What is being asked. Take the lines of the data below from the very first through the line containing "const groupSizes = [1, 5, 2, 1, 4];" and output them exactly, pictures excluded.
[START OF Information supplied]
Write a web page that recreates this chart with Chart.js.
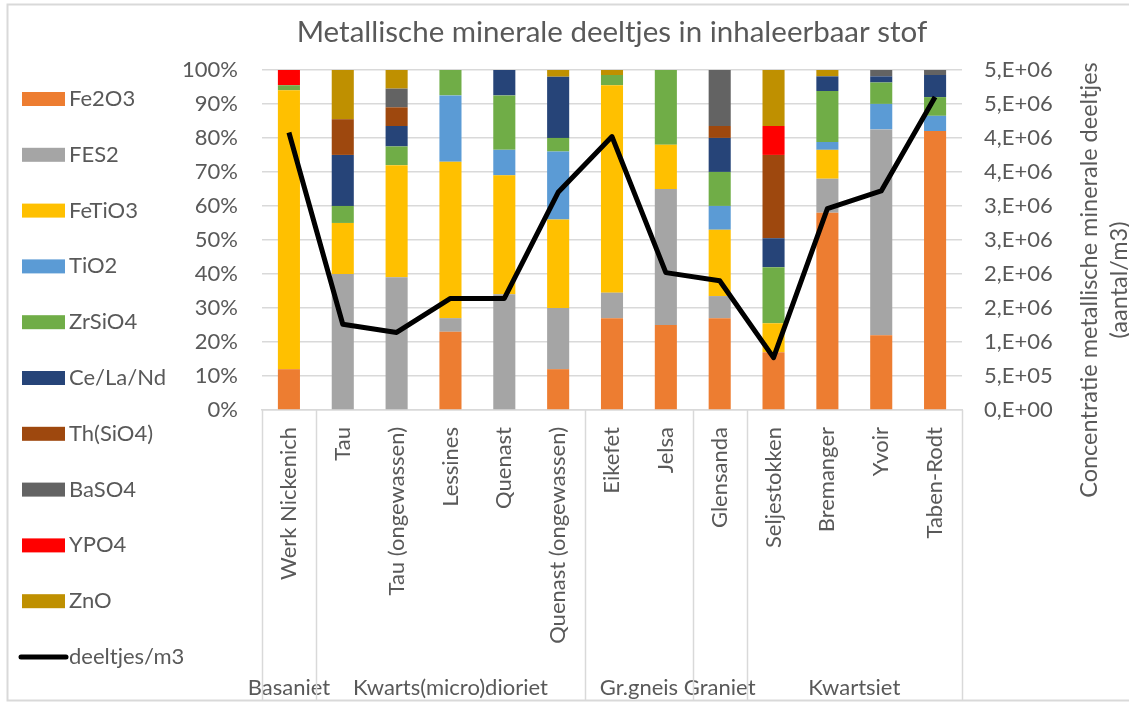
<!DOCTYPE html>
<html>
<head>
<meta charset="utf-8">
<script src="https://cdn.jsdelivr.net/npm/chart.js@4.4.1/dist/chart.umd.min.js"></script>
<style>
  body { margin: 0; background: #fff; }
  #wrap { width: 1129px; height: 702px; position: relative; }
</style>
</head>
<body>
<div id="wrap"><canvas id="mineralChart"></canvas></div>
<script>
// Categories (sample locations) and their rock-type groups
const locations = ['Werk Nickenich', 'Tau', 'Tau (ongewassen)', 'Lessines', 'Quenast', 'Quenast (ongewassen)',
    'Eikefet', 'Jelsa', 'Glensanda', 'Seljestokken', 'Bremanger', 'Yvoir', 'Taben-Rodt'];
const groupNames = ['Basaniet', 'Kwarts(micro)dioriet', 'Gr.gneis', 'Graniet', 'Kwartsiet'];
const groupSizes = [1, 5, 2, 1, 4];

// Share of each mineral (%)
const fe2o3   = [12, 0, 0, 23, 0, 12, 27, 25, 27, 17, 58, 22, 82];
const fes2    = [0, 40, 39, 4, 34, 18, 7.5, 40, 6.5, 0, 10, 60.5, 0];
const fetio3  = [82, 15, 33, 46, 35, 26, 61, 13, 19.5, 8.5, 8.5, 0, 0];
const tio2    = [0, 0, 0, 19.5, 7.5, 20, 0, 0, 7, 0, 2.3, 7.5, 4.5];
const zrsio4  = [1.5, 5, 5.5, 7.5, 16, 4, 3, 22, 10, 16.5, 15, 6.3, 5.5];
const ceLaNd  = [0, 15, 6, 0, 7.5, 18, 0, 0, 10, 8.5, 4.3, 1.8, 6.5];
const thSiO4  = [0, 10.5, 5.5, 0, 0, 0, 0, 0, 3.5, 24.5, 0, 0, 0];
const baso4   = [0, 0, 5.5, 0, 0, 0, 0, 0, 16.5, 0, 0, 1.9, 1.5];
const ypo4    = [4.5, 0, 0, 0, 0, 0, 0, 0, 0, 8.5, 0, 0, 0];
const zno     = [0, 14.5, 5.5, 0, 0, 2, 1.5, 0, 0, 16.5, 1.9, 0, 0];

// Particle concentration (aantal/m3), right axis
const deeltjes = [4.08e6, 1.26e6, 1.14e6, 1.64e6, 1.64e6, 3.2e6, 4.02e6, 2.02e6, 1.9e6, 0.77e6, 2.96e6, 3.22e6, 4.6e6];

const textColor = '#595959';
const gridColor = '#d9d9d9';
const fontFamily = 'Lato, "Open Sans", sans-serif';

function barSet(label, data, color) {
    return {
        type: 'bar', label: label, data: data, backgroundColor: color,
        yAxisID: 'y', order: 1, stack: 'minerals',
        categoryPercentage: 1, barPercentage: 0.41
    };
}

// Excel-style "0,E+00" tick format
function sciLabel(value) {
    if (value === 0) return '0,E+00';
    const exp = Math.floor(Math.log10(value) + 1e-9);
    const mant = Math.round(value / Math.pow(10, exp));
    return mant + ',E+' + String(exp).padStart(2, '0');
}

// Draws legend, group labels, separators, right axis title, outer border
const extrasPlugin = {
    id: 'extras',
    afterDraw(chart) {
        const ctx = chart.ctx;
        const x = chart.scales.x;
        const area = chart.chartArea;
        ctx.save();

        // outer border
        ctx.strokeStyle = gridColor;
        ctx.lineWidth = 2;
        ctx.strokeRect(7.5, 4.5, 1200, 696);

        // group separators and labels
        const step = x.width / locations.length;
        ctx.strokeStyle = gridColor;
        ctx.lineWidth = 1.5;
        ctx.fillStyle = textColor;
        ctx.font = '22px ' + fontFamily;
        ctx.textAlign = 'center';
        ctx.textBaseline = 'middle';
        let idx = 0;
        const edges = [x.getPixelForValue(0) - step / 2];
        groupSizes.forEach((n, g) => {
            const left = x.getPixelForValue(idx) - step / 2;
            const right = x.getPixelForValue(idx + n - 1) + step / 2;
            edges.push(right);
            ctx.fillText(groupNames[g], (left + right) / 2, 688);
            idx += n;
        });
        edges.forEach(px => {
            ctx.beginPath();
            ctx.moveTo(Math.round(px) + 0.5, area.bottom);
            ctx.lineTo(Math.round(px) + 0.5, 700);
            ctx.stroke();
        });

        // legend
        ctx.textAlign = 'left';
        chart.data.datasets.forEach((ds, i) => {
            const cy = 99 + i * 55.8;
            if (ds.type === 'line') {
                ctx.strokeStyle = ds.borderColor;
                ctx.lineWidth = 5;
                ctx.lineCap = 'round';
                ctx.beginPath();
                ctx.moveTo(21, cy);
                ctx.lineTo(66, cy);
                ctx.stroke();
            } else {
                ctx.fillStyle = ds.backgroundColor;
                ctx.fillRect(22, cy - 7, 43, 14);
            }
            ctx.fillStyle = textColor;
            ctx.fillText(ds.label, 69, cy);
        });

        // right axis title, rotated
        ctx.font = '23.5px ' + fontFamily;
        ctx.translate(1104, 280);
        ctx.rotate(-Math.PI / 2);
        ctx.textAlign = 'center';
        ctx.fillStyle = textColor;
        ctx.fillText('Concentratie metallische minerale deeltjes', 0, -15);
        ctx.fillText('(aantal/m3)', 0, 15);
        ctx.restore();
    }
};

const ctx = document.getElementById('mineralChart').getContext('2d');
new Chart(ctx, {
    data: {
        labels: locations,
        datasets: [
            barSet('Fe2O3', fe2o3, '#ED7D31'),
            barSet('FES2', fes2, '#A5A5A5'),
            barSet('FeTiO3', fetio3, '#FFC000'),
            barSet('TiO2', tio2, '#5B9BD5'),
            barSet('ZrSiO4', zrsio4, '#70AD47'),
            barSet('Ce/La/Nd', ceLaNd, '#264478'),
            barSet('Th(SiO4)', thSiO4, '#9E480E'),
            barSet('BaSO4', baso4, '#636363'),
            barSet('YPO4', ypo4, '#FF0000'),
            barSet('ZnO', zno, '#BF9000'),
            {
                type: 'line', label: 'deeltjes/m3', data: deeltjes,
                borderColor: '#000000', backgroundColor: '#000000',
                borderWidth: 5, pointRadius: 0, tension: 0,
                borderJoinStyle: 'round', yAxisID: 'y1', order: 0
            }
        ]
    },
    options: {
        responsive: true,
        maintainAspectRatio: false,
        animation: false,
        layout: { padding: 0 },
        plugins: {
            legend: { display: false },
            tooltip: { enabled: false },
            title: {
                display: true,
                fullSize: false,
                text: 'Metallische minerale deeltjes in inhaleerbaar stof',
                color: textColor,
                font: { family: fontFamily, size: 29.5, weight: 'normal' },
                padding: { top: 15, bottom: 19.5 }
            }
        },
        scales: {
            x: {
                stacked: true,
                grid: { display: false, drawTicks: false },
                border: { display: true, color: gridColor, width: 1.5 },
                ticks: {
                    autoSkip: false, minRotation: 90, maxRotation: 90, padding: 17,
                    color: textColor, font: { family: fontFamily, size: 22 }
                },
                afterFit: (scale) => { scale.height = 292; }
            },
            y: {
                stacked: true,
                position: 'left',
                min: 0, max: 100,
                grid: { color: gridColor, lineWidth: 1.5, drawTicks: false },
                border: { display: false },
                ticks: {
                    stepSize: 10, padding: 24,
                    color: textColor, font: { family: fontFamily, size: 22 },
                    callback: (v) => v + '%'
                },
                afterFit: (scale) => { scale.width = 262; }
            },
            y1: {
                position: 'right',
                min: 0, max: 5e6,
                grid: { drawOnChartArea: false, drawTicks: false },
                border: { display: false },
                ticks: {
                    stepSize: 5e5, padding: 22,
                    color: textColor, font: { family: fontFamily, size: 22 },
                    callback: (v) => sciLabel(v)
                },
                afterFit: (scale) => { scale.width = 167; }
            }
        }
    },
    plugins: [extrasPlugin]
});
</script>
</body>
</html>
[END OF Information supplied]
Answer to this problem.
Write a web page that recreates this chart with Chart.js.
<!DOCTYPE html>
<html>
<head>
<meta charset="utf-8">
<script src="https://cdn.jsdelivr.net/npm/chart.js@4.4.1/dist/chart.umd.min.js"></script>
<style>
  body { margin: 0; background: #fff; }
  #wrap { width: 1129px; height: 702px; position: relative; }
</style>
</head>
<body>
<div id="wrap"><canvas id="mineralChart"></canvas></div>
<script>
// Categories (sample locations) and their rock-type groups
const locations = ['Werk Nickenich', 'Tau', 'Tau (ongewassen)', 'Lessines', 'Quenast', 'Quenast (ongewassen)',
    'Eikefet', 'Jelsa', 'Glensanda', 'Seljestokken', 'Bremanger', 'Yvoir', 'Taben-Rodt'];
const groupNames = ['Basaniet', 'Kwarts(micro)dioriet', 'Gr.gneis', 'Graniet', 'Kwartsiet'];
const groupSizes = [1, 5, 2, 1, 4];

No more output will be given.